In the first post about my holiday to South Africa I wrote about how Raquel and I decided to take it easy for this trip and not exert ourself with sightseeing as this would not be our only visit to the country. However, I did want to her to experience the bush by way of a safari. I decided to book a night at the Black Rhino Lodge in Pilansberg National park close to Sun City. This way she would be able to see two local tourist attractions in the region.
Pilansberg National Game Reserve is located in North West Province in South Africa, around an hour’s drive from my town. The park was originally owned by three local tribes, and is now administered by the North West Parks and Tourism Board. The park sits in an ancient extinct volcano which is one of the largest in the world. Within the Pilansberg game reserve lies the Black Rhino Private Game Reserve and the Black Rhino Game Lodge. Here we would spend roughly two days, indulging in good food and safari’s in a tranquil bush setting.
There are bigger national parks in South Africa to go on Safari in, however this one was close to home so there was no long distances to travel. We left Thabazimbi by noon and an hour later we were at the park. Soon after checking in we started our first game drive with our guide Arthur and an elderly Australian couple who live in South Africa.
Being winter, the bushveld was a kaleidoscope of yellows, oranges, reds and faded greens. It was fun to see Raquel’s face light up with the pallet of South Africa’s dry winter colours of the bushveld and the animals roaming the park. She has seen animals confined in cages and enclosures in zoo’s, never this wild. As usual, impalas and other bucks are found in abundance, but that’s not what most people come to see. The big five are the safari treasure that everyone seeks: the lion, leopard, buffalo, rhino and elephant.
Our fist big five sighting was a herd of buffulo. We stopped to watch the herd kick up the dust and scatter across the plane. Soon after this we found a couple of giraffes. They have to be the most zen animal on the planet: They just stand there, eat and nonchalantly look at us humans in our little cars, as business class passengers look at economy class passengers on airplanes. Every time I see giraffes I am reminded of an Eddie Izzard sketchabout evil giraffes.
Soon after seeing the giraffes heard low roar of a lion at which point we stopped next to another group of Safariers. The guides comment that it was strange to see a female lion on its own and it was most likely looking for cubs. At this point Raquel was slightly worried as the roar of the lioness was quite loud and she some (irrational) fear that it would jump into the car and attack us.

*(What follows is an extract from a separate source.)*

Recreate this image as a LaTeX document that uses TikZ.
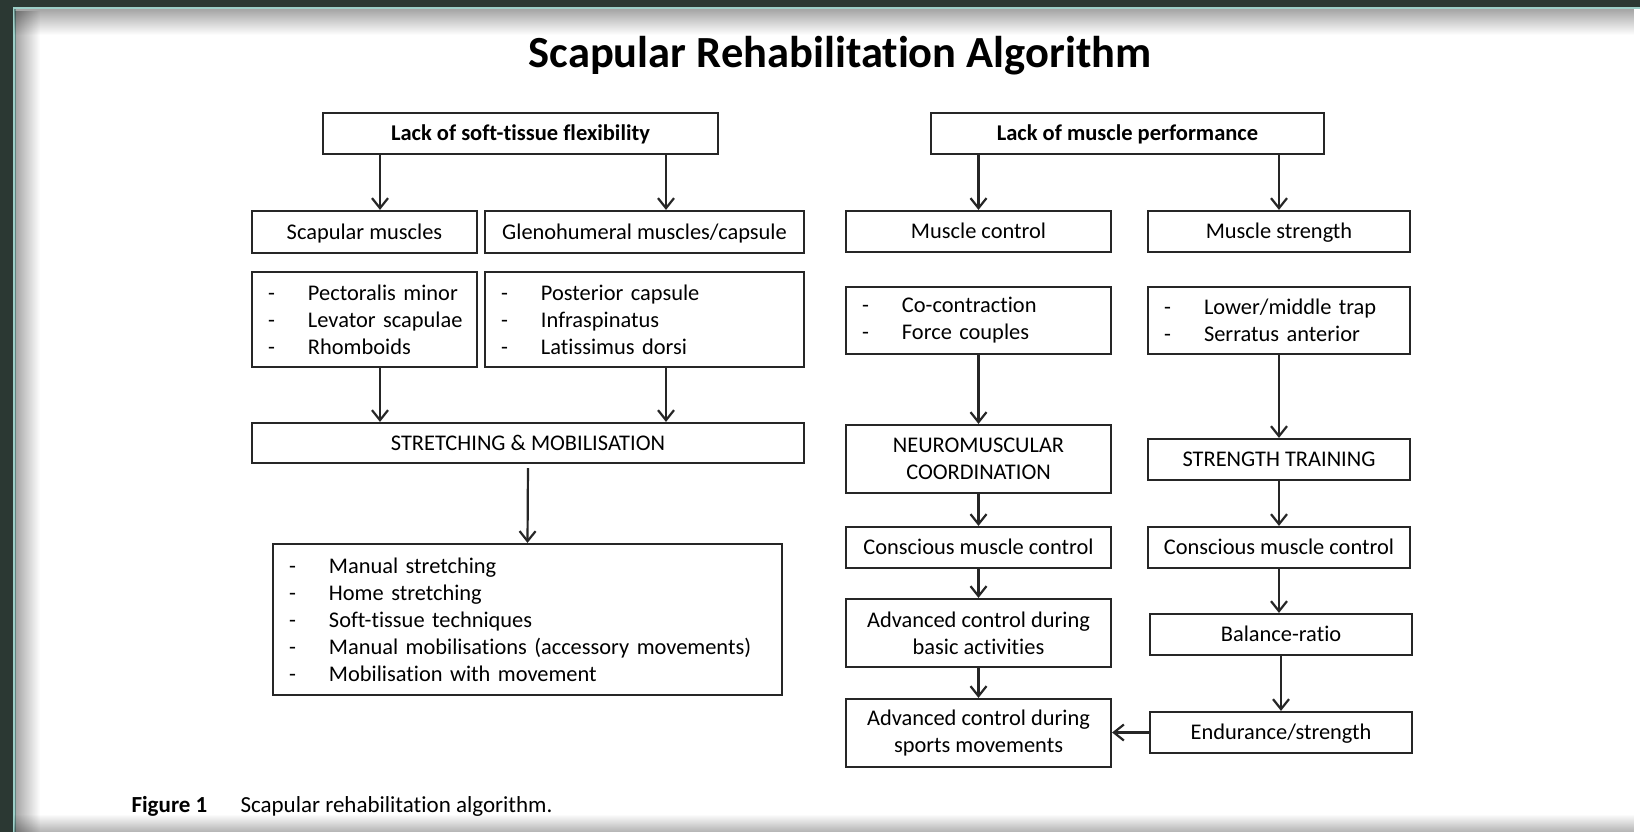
\documentclass[tikz,border=0pt]{standalone}
\usepackage{fontspec}
\setmainfont{Carlito}[Ligatures=NoCommon]
\usepackage{tikz}
\usetikzlibrary{positioning,arrows.meta,fadings}
\definecolor{slate}{HTML}{2B3833}
\definecolor{rim}{HTML}{9CCFC8}
\tikzset{
	box/.style={draw=black!85, line width=2.2pt, inner sep=0pt, align=center, font=\fontsize{22.4}{27}\selectfont}, % plain rectangle with one or two lines
	single/.style={box, text height=16pt, text depth=1.6pt}, % one line, caps centred in the box
	headbox/.style={single, font=\bfseries\fontsize{22.5}{27}\selectfont},
	listbox/.style={box, align=left, inner xsep=16pt, text width=#1}, % box holding a dashed list
	arr/.style={line width=2.2pt, draw=black!85, -{Straight Barb[length=10pt,width=16pt,line width=2.2pt]}}
}
\newcommand{\itm}[1]{\makebox[40pt][l]{-}\mbox{#1}}

\begin{document}
\begin{tikzpicture}[x=1pt,y=-1pt,
        caption/.style={anchor=base west, font=\fontsize{23}{27}\selectfont}
        ]
            \useasboundingbox (0,0) rectangle (1640,832);
            % page and frame
            \fill[slate] (0,0) rectangle (1640,832);
            \fill[rim] (13,7) rectangle (1640,832);
            \fill[white] (15.5,9.5) rectangle (1640,832);
            \fill[black, fill opacity=0.35, path fading=east] (15.5,9.5) rectangle (40,832);
            \fill[black, fill opacity=0.35, path fading=south] (15.5,9.5) rectangle (1640,35);
            \fill[black, fill opacity=0.3, path fading=north] (15.5,814) rectangle (1640,832);

            \node[anchor=base, font=\bfseries\fontsize{44.5}{52}\selectfont] (title) at (840,68) {Scapular Rehabilitation Algorithm};

            % left column
            \node[headbox, minimum width=395pt, minimum height=41pt] (soft) at (520.5,133.5) {Lack of soft-tissue flexibility};
            \node[single, minimum width=225pt, minimum height=42pt] (scap) at (364.5,232) {Scapular muscles};
            \node[single, minimum width=319pt, minimum height=42pt] (gleno) at (644.5,232) {Glenohumeral muscles/capsule};
            \node[listbox=193pt, minimum height=95pt] (scaplist) at (364.5,319.5)
                {\itm{Pectoralis minor}\\\itm{Levator scapulae}\\\itm{Rhomboids}};
            \node[listbox=287pt, minimum height=95pt] (glenolist) at (644.5,319.5)
                {\itm{Posterior capsule}\\\itm{Infraspinatus}\\\itm{Latissimus dorsi}};
            \node[single, minimum width=552pt, minimum height=40pt] (stretch) at (528,443) {STRETCHING \& MOBILISATION};
            \node[listbox=477pt, minimum height=151pt] (manual) at (527.5,619.5)
                {\itm{Manual stretching}\\\itm{Home stretching}\\\itm{Soft-tissue techniques}\\
                 \itm{Manual mobilisations (accessory movements)}\\\itm{Mobilisation with movement}};

            % right column
            \node[headbox, minimum width=393pt, minimum height=41pt] (perf) at (1127.5,133.5) {Lack of muscle performance};
            \node[single, minimum width=265pt, minimum height=41pt] (mctrl) at (978.5,231.5) {Muscle control};
            \node[single, minimum width=262pt, minimum height=41pt] (mstr) at (1279,231.5) {Muscle strength};
            \node[listbox=233pt, minimum height=67pt] (ctrllist) at (978.5,320.5)
                {\itm{Co-contraction}\\\itm{Force couples}};
            \node[listbox=230pt, minimum height=67pt] (strlist) at (1279,320.5)
                {\itm{Lower/middle trap}\\\itm{Serratus anterior}};
            \node[box, minimum width=265pt, minimum height=68pt] (neuro) at (978.5,459) {NEUROMUSCULAR\\COORDINATION};
            \node[single, minimum width=262pt, minimum height=41pt] (strtrain) at (1279,459.5) {STRENGTH TRAINING};
            \node[single, minimum width=265pt, minimum height=41pt] (consL) at (978.5,547.5) {Conscious muscle control};
            \node[single, minimum width=262pt, minimum height=41pt] (consR) at (1279,547.5) {Conscious muscle control};
            \node[box, minimum width=265pt, minimum height=68pt] (advbasic) at (978.5,633) {Advanced control during\\basic activities};
            \node[single, minimum width=262pt, minimum height=41pt] (balance) at (1281,634.5) {Balance-ratio};
            \node[box, minimum width=265pt, minimum height=68pt] (advsport) at (978.5,733) {Advanced control during\\sports movements};
            \node[single, minimum width=262pt, minimum height=41pt] (endur) at (1281,732.5) {Endurance/strength};

            \coordinate (colA) at (380,0);
            \coordinate (colB) at (666,0);
            \draw[arr] (soft.south -| colA) -- (scap.north -| colA);
            \draw[arr] (soft.south -| colB) -- (gleno.north -| colB);
            \draw[arr] (scaplist.south -| colA) -- (stretch.north -| colA);
            \draw[arr] (glenolist.south -| colB) -- (stretch.north -| colB);
            \draw[arr, shorten <=4pt] (stretch.south) -- (manual.north);

            \draw[arr] (perf.south -| mctrl) -- (mctrl.north);
            \draw[arr] (perf.south -| mstr) -- (mstr.north);
            \draw[arr] (ctrllist) -- (neuro);
            \draw[arr] (neuro) -- (consL);
            \draw[arr] (consL) -- (advbasic);
            \draw[arr] (advbasic) -- (advsport);
            \draw[arr] (strlist) -- (strtrain);
            \draw[arr] (strtrain) -- (consR);
            \draw[arr] (consR.south) -- (consR.south |- balance.north);
            \draw[arr] (balance) -- (endur);
            \draw[arr] (endur.west) -- (advsport.east |- endur.west);

            \node[caption, font=\bfseries\fontsize{23}{27}\selectfont] (figno) at (128,812) {Figure 1};
            \node[caption] (captext) at (237,812) {Scapular rehabilitation algorithm.};
        \end{tikzpicture}
\end{document}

We had our lioness fix and made our way back towards camp in the hope of spotting more of the big five. It was getting dark and as we drove back towards camp in the road ahead of us we spotted a camera shy leopard, who when realized he was spotted quickly darted into the bush and ran away. It was funny to see the sudden rush of excite when we spotted the leopard in the road.

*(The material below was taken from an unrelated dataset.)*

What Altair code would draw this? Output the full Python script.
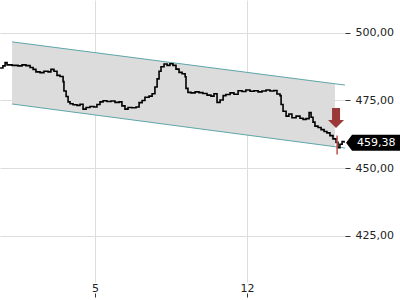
import altair as alt
import pandas as pd

# price series (time in days, price)
times = [0.63, 0.76, 0.86, 0.95, 1.18, 1.45, 1.64, 1.82, 2.01, 2.15, 2.28, 2.47, 2.65, 2.84, 2.97,
         3.11, 3.25, 3.39, 3.53, 3.57, 3.67, 3.76, 3.85, 3.99, 4.17, 4.31, 4.45, 4.59, 4.77, 4.95,
         5.09, 5.23, 5.37, 5.55, 5.74, 5.92, 6.11, 6.24, 6.38, 6.52, 6.70, 6.89, 7.03, 7.17, 7.30,
         7.49, 7.63, 7.76, 7.86, 7.95, 8.04, 8.18, 8.32, 8.45, 8.59, 8.73, 8.87, 9.01, 9.15, 9.19,
         9.28, 9.42, 9.61, 9.79, 9.97, 10.16, 10.34, 10.48, 10.62, 10.76, 10.90, 11.03, 11.22, 11.40,
         11.59, 11.77, 11.95, 12.14, 12.32, 12.51, 12.69, 12.88, 13.06, 13.24, 13.38, 13.52, 13.57,
         13.66, 13.80, 13.93, 14.07, 14.26, 14.44, 14.58, 14.72, 14.86, 14.95, 15.04, 15.13, 15.27,
         15.41, 15.55, 15.68, 15.82, 15.96, 16.10, 16.19, 16.28, 16.38, 16.47]
prices = [487.0, 487.8, 489.0, 488.2, 488.0, 487.8, 488.2, 487.9, 487.2, 486.5, 485.6, 485.3, 485.8,
          485.6, 486.5, 485.8, 484.3, 483.9, 482.0, 478.5, 476.5, 474.5, 473.8, 473.4, 473.2, 473.6,
          471.8, 472.4, 472.8, 472.6, 473.5, 474.5, 474.9, 474.6, 474.8, 474.3, 474.5, 473.0, 471.8,
          472.4, 472.3, 472.6, 474.2, 475.0, 476.2, 476.6, 477.5, 480.0, 483.0, 485.8, 487.5, 488.5,
          488.0, 488.6, 488.0, 486.6, 485.4, 484.9, 483.8, 479.5, 478.0, 477.8, 478.2, 477.9, 477.6,
          477.0, 476.6, 477.5, 474.3, 475.2, 476.8, 477.2, 477.8, 477.3, 478.6, 478.3, 478.9, 478.4,
          478.6, 478.2, 478.5, 478.9, 478.5, 478.7, 477.4, 476.8, 473.5, 471.0, 469.2, 470.0, 468.6,
          469.2, 468.4, 468.0, 468.3, 470.5, 468.8, 467.0, 465.5, 465.0, 464.2, 463.5, 463.0, 462.0,
          460.8, 459.5, 457.5, 458.8, 459.8, 459.38]

# trend channel
chan_t = [1.18, 16.05]
chan_upper = [496.7, 481.2]
chan_lower = [473.7, 457.9]
chan_line_t = [1.18, 16.51]
chan_line_upper = [496.7, 480.7]
chan_line_lower = [473.7, 457.4]

# signal arrow / marker
arrow_t = [16.10]
arrow_v = [468.5]
mark_t = [16.15]
mark_lo = [455.0]
mark_hi = [462.0]

last_t = [16.47]
last_v = [459.38]
last_label = ["459,38"]

y_ticks = [425, 450, 475, 500]
x_ticks = [5, 12]
x_labels = ["5", "12"]

price_df = pd.DataFrame({"t": times, "v": prices})
chan_df = pd.DataFrame({"t": chan_t, "lo": chan_lower, "hi": chan_upper})
line_df = pd.DataFrame({"t": chan_line_t * 2,
                        "v": chan_line_upper + chan_line_lower,
                        "s": ["up", "up", "lo", "lo"]})
arrow_df = pd.DataFrame({"t": arrow_t, "v": arrow_v})
mark_df = pd.DataFrame({"t": mark_t, "lo": mark_lo, "hi": mark_hi})
last_df = pd.DataFrame({"t": last_t, "v": last_v, "lab": last_label})

FONT = "DejaVu Sans"
xs = alt.Scale(domain=[0.625, 16.513], nice=False, zero=False)
ys = alt.Scale(domain=[407.8, 512.2], nice=False, zero=False)

label_expr_x = "datum.value == 5 ? '5' : '12'"
xaxis = alt.Axis(values=x_ticks, labelExpr=label_expr_x, title=None, grid=True,
                 gridColor="#dddddd", domain=False, offset=11, tickSize=4,
                 tickColor="#333333", labelPadding=-15, labelFont=FONT, labelFontSize=11,
                 labelColor="#222222")
yaxis = alt.Axis(values=y_ticks, orient="right", title=None, grid=True, gridColor="#dddddd",
                 domain=False, tickSize=5, tickColor="#333333", labelPadding=5,
                 labelExpr="replace(format(datum.value, '.2f'), '.', ',')",
                 labelFont=FONT, labelFontSize=11, labelColor="#222222")


def X(f):
    return alt.X(f, type="quantitative", scale=xs, axis=xaxis)


def Y(f):
    return alt.Y(f, type="quantitative", scale=ys, axis=yaxis)


area = alt.Chart(chan_df).mark_area(color="#dcdcdc", opacity=1).encode(
    x=X("t"), y=Y("lo"), y2="hi")

lines = alt.Chart(line_df).mark_line(color="#5ea6aa", strokeWidth=1).encode(
    x=X("t"), y=Y("v"), detail="s:N")

price = alt.Chart(price_df).mark_line(color="black", strokeWidth=1.6,
                                      interpolate="step-after").encode(
    x=X("t"), y=Y("v"))

marker = alt.Chart(mark_df).mark_rule(color="#c0504d", strokeWidth=1.5).encode(
    x=X("t"), y=Y("lo"), y2="hi")

arrow = alt.Chart(arrow_df).mark_point(
    shape="M-0.4,-1 L0.4,-1 L0.4,0.2 L0.8,0.2 L0,1 L-0.8,0.2 L-0.4,0.2 Z",
    size=400, filled=True, color="#9b3838", opacity=1, strokeWidth=0).encode(
    x=X("t"), y=Y("v"))

box = alt.Chart(last_df).mark_point(
    shape="M0.25,0 L1,-1 L7,-1 L7,1 L1,1 Z",
    size=256, filled=True, color="black", opacity=1, strokeWidth=0).encode(
    x=X("t"), y=Y("v"))

txt = alt.Chart(last_df).mark_text(align="left", baseline="middle", dx=13, dy=0.5,
                                   color="white", font=FONT, fontSize=11).encode(
    x=X("t"), y=Y("v"), text="lab:N")

chart = alt.layer(area, lines, price, marker, arrow, box, txt).properties(
    width=345, height=282,
    autosize=alt.AutoSizeParams(type="none"),
    padding={"left": 0, "top": 0, "right": 55, "bottom": 18},
    background="white",
).configure_view(stroke=None)

chart.save("out.html", embed_options={"renderer": "svg", "actions": False})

After our leopard sighting we headed back to camp. Just as we got to the gate, Arthur got told over the two way radio system that another guide had spotted a male lion not far from camp, so we turned back and headed towards the lion. There were another 3 cars watching the lion when we arrived. Everyone was parked up and pointing spotlights at the lion. Suddenly the lion left the light and the guides didn’t see which direction it walked in, moment later, in the dark, the lion was walking around five meters away from our car. Raquel merely clutched on to me for dear while I silently watched the majestic animal wander away from us.
We were all satisfied with our viewing for the day so headed back to camp for dinner, which was a mixture of delicious local dishes. After dinner Raquel and I headed back to our room for the night as we had an early wake up call the next day for our early game drive.
I struggled to fall asleep and was lucky enough to hear the lions roar quite loudly close to the camp. It’s a good thing Raquel was asleep as I’m sure she would not have enjoyed knowing the lions were close by.
We woke up the next morning to have our morning game drive. It was cold. Bitterly cold and once the car started moving the biting breeze and mist made it feel even colder. Raquel turned into an ice cube. To compound the cold, it seemed like the animals weren’t in the ‘playing-up-to-tourists’ mood and stayed away from us. Things only got better once the sun was up proper and we could absorb the warmth it provided when we stopped for coffee.
After our coffee we drove on in search of more animal and struck luck again with the lions as we found a lioness crossing the road ahead of for a nice photo.
With no more animals in sight we were back in camp for breakfast. Once we had our breakfast, Raquel and I just lounged in the sun and then on the couches until lunch was served. After lunch, our brief safari experience was over.
On the way back to Thabazimbi, we stopped at Sun City which I will subsequently write a brief post about.